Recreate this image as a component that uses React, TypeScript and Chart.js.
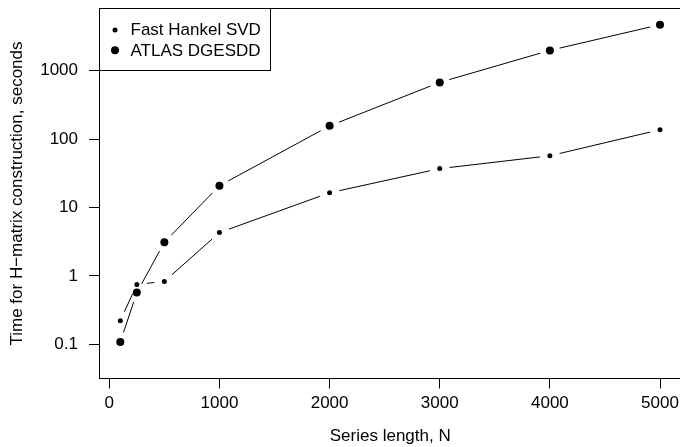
import React, { useEffect, useRef } from 'react';
import { Chart, registerables } from 'chart.js';

Chart.register(...registerables);

// ---- data ----
const seriesLengths = [100, 250, 500, 1000, 2000, 3000, 4000, 5000];
const fastHankelTimes = [0.22, 0.75, 0.83, 4.3, 16.4, 37, 57, 137];
const atlasTimes = [0.108, 0.57, 3.1, 20.8, 156, 674, 1980, 4700];
const seriesNames = ['Fast Hankel SVD', 'ATLAS DGESDD'];
const xTicks = [0, 1000, 2000, 3000, 4000, 5000];
const yTicks = [0.1, 1, 10, 100, 1000];
const xTitle = 'Series length, N';
const yTitle = 'Time for H\u2212matrix construction, seconds';

const FONT = "'Liberation Sans', Arial, Helvetica, sans-serif";
const FS = 17;
const GAP = 10;

const gapLines = {
  id: 'gapLines',
  beforeDatasetsDraw(chart: any) {
    const ctx = chart.ctx;
    const a = chart.chartArea;
    ctx.save();
    // plot box
    ctx.strokeStyle = '#000';
    ctx.lineWidth = 1;
    ctx.strokeRect(a.left + 0.5, a.top, a.right - a.left - 0.5, a.bottom - a.top);
    // lines with gaps around points (R type = "b")
    chart.data.datasets.forEach((_: any, i: number) => {
      const pts = chart.getDatasetMeta(i).data;
      for (let k = 0; k < pts.length - 1; k++) {
        const p = pts[k], q = pts[k + 1];
        const dx = q.x - p.x, dy = q.y - p.y;
        const d = Math.hypot(dx, dy);
        if (d <= 2 * GAP) continue;
        const ux = dx / d, uy = dy / d;
        ctx.beginPath();
        ctx.moveTo(p.x + ux * GAP, p.y + uy * GAP);
        ctx.lineTo(q.x - ux * GAP, q.y - uy * GAP);
        ctx.stroke();
      }
    });
    ctx.restore();
  },
};

const boxLegend = {
  id: 'boxLegend',
  afterDatasetsDraw(chart: any) {
    const ctx = chart.ctx;
    const a = chart.chartArea;
    ctx.save();
    ctx.strokeStyle = '#000';
    ctx.lineWidth = 1;
    ctx.fillStyle = '#fff';
    ctx.fillRect(a.left + 0.5, a.top, 171, 62);
    ctx.strokeRect(a.left + 0.5, a.top, 171, 62);
    ctx.font = `${FS}px ${FONT}`;
    ctx.textBaseline = 'alphabetic';
    ctx.textAlign = 'left';
    chart.data.datasets.forEach((ds: any, i: number) => {
      const cy = a.top + 21.5 + i * 20.3;
      ctx.fillStyle = '#000';
      ctx.beginPath();
      ctx.arc(a.left + 16, cy, ds.pointRadius, 0, Math.PI * 2);
      ctx.fill();
      ctx.fillText(ds.label, a.left + 31.5, cy + 5.3);
    });
    ctx.restore();
  },
};

export default function App() {
  const ref = useRef<HTMLCanvasElement>(null);

  useEffect(() => {
    if (!ref.current) return;
    const font = { family: FONT, size: FS };
    const chart = new Chart(ref.current, {
      type: 'scatter',
      data: {
        datasets: [
          {
            label: seriesNames[0],
            data: seriesLengths.map((x, i) => ({ x, y: fastHankelTimes[i] })),
            showLine: false,
            pointRadius: 2.5,
            pointBorderWidth: 0,
            pointBackgroundColor: '#000',
            borderColor: '#000',
          },
          {
            label: seriesNames[1],
            data: seriesLengths.map((x, i) => ({ x, y: atlasTimes[i] })),
            showLine: false,
            pointRadius: 4,
            pointBorderWidth: 0,
            pointBackgroundColor: '#000',
            borderColor: '#000',
          },
        ],
      },
      options: {
        animation: false,
        responsive: false,
        devicePixelRatio: 1,
        events: [],
        layout: { padding: { left: 0, top: 8.5, right: 8.5, bottom: 0 } },
        plugins: { legend: { display: false }, tooltip: { enabled: false } },
        scales: {
          x: {
            type: 'linear',
            min: -93.5,
            max: 5195,
            afterBuildTicks: (s: any) => {
              s.ticks = xTicks.map((v) => ({ value: v }));
            },
            afterFit: (s: any) => {
              s.height = 68.5;
              s.paddingLeft = 0;
              s.paddingRight = 0;
            },
            grid: { drawOnChartArea: false, drawTicks: true, tickLength: 10, color: '#000', lineWidth: 1 },
            border: { display: false },
            ticks: {
              padding: 5,
              font,
              color: '#000',
              maxRotation: 0,
              autoSkip: false,
              callback: (v: any) => String(v),
            },
            title: { display: true, text: xTitle, font, color: '#000', padding: { top: 0, bottom: 0 } },
          },
          y: {
            type: 'logarithmic',
            min: 0.0316,
            max: 8110,
            afterBuildTicks: (s: any) => {
              s.ticks = yTicks.map((v) => ({ value: v }));
            },
            afterFit: (s: any) => {
              s.width = 99;
              s.paddingTop = 0;
              s.paddingBottom = 0;
            },
            grid: { drawOnChartArea: false, drawTicks: true, tickLength: 10, color: '#000', lineWidth: 1 },
            border: { display: false },
            ticks: {
              padding: 11,
              font,
              color: '#000',
              autoSkip: false,
              callback: (v: any) => String(v),
            },
            title: { display: true, text: yTitle, font, color: '#000', padding: { top: 7, bottom: 0 } },
          },
        },
      } as any,
      plugins: [gapLines, boxLegend],
    });
    return () => chart.destroy();
  }, []);

  return (
    <div
      style={{
        position: 'fixed',
        left: 0,
        top: 0,
        width: 680,
        height: 447,
        overflow: 'hidden',
        background: '#fff',
      }}
    >
      <canvas ref={ref} width={690} height={447} style={{ display: 'block', width: 690, height: 447 }} />
    </div>
  );
}
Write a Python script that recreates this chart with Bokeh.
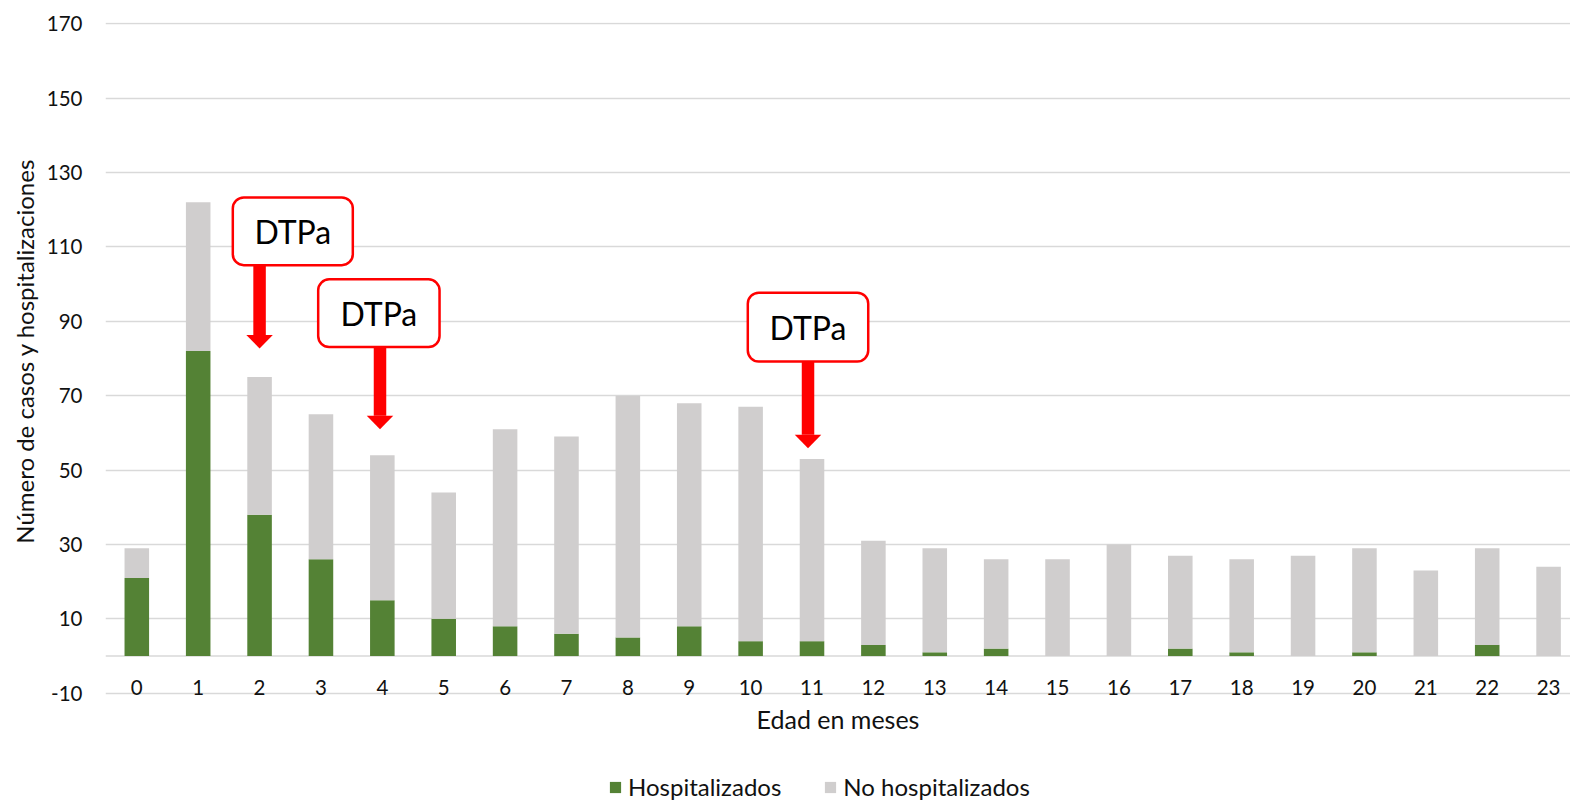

====================

WRITTEN TASK: Without the pictures, copy the entries from their first line through the line containing "Chart.register(...registerables);", and only those lines.

TASK OUTPUT:
Recreate this image as a component that uses React, TypeScript and Chart.js.
import React, { useEffect, useRef } from 'react';
import { Chart, registerables } from 'chart.js';

Chart.register(...registerables);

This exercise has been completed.